I was just checking things out and I found out that it was in 64-bit mode.

Its right out fo the box, I never checked anything nor am I holding down the 6 and the 4 while booting.

Is this now standard for it to boot in 64 bit out of the box?

Thanks
 
Are your applications running in 64-bit or in the actual kernel and extensions running in 64-bit? To tell this, go to the System Profiler>Select "Software". Then, look at "64-bit Kernel and Extensions"- YES (true 64-bit), NO (applications).
 
Another way to check is to go to your activity monitor and see if the kernel is listed as Intel or Intel (64-bit).

All apps can run in the 64-bit space despite the kernel being 32-bit, so yeah...

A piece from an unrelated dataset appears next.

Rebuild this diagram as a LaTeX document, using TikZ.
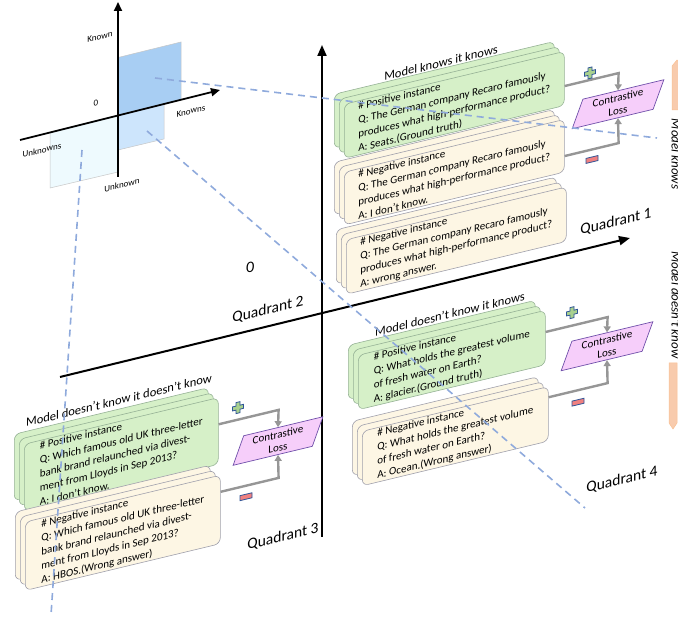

Perhaps though they enabled 64-bit kernel support on the newest white unibody MacBooks *shrug*
 
States No.

Got you.
I was missing reading on how to check.
I thought this was telling me I was in 64 mode:
ioreg -l -p IODeviceTree | grep firmware-abi

But only tells me I "can" boot in 64.

Sorry.
 
is there and added benefit to running in 64 as to 32?

Basically no. There's a theoretical performance advantage, but I've never been able to measure it, even with fairly powerful analysis tools and benchmark apps that I wrote specifically to show it. It's primarily useful for very large memory systems (i.e. not a macbook).

It might help VMWare performance a bit. I haven't checked that.